◆ The request ◆
Leave out the pictures and retype only the lines from the opening line to the line that holds "35.4, 40.7, 48.1];", both ends included.

◆ Information provided ◆
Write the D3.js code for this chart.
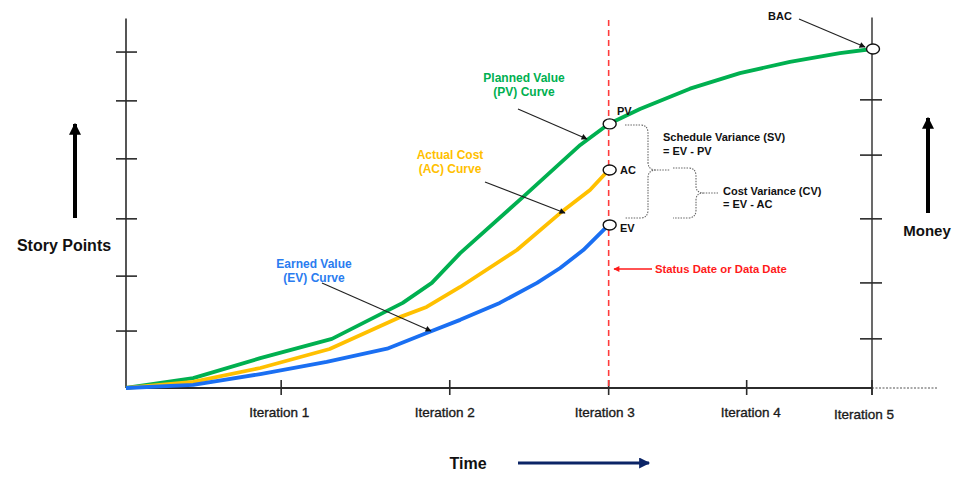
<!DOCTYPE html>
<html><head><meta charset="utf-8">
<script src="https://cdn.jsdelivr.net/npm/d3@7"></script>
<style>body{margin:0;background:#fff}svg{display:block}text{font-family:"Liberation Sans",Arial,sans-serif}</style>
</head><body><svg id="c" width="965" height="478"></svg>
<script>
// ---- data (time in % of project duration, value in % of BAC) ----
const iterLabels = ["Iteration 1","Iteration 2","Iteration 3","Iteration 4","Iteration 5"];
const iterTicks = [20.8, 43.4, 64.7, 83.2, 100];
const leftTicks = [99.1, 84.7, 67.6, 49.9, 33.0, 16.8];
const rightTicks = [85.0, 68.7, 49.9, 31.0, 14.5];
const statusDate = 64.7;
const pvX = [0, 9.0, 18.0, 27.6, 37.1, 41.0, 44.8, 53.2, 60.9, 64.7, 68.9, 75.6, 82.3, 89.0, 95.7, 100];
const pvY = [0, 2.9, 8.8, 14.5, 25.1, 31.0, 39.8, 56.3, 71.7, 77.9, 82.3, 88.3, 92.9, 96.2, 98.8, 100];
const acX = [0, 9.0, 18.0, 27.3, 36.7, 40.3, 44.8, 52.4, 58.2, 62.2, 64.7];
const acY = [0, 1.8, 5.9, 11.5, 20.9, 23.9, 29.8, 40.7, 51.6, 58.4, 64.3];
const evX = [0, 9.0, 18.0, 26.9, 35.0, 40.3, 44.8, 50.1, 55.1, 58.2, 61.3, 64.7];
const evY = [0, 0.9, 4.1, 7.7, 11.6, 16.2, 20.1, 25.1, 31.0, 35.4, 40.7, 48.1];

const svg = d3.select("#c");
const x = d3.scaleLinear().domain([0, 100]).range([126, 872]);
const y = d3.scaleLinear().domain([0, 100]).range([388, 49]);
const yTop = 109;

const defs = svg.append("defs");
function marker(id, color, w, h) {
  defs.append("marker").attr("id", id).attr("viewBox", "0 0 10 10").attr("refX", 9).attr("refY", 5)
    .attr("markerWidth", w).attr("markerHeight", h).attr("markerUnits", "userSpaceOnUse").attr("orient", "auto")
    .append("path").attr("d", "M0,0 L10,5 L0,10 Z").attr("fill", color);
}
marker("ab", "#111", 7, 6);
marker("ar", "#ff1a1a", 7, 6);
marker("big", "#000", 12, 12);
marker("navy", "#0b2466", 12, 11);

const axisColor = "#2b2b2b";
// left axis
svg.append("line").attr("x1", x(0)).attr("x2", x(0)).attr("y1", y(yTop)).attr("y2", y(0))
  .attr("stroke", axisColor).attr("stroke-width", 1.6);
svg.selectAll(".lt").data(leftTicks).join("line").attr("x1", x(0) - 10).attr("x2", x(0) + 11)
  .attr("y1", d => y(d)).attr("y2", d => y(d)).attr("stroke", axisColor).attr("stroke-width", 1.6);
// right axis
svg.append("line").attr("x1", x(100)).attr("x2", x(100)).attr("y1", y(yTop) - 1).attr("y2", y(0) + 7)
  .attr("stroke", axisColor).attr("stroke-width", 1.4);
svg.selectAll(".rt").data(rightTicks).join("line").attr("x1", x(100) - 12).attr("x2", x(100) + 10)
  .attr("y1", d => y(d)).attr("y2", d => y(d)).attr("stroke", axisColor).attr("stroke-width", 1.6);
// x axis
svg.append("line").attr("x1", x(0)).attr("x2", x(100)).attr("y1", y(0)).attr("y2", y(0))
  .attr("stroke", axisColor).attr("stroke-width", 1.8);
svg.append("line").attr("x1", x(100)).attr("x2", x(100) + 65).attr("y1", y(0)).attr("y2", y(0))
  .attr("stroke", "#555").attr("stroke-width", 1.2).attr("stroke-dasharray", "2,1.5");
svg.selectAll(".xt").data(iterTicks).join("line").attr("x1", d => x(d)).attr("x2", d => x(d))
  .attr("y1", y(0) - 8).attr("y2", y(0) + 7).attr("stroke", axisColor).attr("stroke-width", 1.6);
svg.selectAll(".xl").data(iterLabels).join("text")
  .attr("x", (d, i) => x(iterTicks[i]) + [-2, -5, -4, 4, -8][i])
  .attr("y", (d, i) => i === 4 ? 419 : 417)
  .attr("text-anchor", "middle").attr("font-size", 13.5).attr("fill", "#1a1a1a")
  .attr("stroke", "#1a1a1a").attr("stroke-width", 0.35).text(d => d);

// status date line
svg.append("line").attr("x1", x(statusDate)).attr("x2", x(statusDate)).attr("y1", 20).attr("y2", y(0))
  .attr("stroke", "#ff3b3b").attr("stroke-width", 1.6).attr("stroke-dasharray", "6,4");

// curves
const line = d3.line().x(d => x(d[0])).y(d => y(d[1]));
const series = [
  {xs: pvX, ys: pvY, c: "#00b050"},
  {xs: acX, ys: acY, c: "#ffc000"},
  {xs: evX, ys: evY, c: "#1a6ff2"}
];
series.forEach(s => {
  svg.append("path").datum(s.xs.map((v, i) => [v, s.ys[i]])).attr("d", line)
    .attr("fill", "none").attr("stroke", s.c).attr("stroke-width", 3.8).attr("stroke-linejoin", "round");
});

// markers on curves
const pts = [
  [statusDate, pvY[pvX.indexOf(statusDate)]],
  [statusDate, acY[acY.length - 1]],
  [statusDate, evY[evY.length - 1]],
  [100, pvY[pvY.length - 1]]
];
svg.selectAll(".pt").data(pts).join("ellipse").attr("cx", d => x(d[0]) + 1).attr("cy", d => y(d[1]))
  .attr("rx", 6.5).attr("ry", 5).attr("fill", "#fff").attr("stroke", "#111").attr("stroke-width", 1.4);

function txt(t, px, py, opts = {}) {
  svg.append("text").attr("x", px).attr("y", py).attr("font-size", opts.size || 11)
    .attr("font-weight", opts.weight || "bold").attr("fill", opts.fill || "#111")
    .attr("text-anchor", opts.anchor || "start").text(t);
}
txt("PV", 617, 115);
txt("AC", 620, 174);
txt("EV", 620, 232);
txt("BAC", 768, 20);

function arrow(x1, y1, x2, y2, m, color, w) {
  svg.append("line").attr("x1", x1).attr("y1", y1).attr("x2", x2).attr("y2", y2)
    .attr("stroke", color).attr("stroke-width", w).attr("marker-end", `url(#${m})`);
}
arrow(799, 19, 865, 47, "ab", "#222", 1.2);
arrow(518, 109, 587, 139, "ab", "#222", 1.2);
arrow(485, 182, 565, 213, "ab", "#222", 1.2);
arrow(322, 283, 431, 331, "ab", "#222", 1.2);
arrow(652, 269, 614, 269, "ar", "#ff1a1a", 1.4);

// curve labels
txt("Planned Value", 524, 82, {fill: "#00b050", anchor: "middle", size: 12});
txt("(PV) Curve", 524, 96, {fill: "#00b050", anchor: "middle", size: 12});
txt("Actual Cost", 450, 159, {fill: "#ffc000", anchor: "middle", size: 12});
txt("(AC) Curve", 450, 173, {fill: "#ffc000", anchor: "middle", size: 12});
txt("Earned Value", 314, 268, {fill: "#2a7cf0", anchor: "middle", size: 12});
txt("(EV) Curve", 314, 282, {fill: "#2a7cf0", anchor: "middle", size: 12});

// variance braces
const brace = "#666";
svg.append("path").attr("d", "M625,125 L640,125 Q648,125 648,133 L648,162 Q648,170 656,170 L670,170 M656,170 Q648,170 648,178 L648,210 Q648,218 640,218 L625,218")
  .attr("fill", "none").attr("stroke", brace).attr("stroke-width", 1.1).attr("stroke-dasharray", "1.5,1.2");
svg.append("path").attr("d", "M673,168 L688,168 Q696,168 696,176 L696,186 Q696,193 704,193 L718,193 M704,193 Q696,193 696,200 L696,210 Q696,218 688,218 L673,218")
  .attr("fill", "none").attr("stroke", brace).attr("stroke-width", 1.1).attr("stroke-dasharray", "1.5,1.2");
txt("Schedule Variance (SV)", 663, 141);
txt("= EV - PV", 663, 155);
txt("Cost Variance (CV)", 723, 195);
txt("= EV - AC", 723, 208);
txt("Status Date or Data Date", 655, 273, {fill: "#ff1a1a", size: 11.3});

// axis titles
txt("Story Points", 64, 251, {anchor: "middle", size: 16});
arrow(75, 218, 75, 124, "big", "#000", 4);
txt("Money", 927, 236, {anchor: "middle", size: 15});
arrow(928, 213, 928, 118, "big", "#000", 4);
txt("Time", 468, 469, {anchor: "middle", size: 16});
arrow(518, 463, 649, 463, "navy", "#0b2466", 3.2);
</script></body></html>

◆ Task answer ◆
Write the D3.js code for this chart.
<!DOCTYPE html>
<html><head><meta charset="utf-8">
<script src="https://cdn.jsdelivr.net/npm/d3@7"></script>
<style>body{margin:0;background:#fff}svg{display:block}text{font-family:"Liberation Sans",Arial,sans-serif}</style>
</head><body><svg id="c" width="965" height="478"></svg>
<script>
// ---- data (time in % of project duration, value in % of BAC) ----
const iterLabels = ["Iteration 1","Iteration 2","Iteration 3","Iteration 4","Iteration 5"];
const iterTicks = [20.8, 43.4, 64.7, 83.2, 100];
const leftTicks = [99.1, 84.7, 67.6, 49.9, 33.0, 16.8];
const rightTicks = [85.0, 68.7, 49.9, 31.0, 14.5];
const statusDate = 64.7;
const pvX = [0, 9.0, 18.0, 27.6, 37.1, 41.0, 44.8, 53.2, 60.9, 64.7, 68.9, 75.6, 82.3, 89.0, 95.7, 100];
const pvY = [0, 2.9, 8.8, 14.5, 25.1, 31.0, 39.8, 56.3, 71.7, 77.9, 82.3, 88.3, 92.9, 96.2, 98.8, 100];
const acX = [0, 9.0, 18.0, 27.3, 36.7, 40.3, 44.8, 52.4, 58.2, 62.2, 64.7];
const acY = [0, 1.8, 5.9, 11.5, 20.9, 23.9, 29.8, 40.7, 51.6, 58.4, 64.3];
const evX = [0, 9.0, 18.0, 26.9, 35.0, 40.3, 44.8, 50.1, 55.1, 58.2, 61.3, 64.7];
const evY = [0, 0.9, 4.1, 7.7, 11.6, 16.2, 20.1, 25.1, 31.0, 35.4, 40.7, 48.1];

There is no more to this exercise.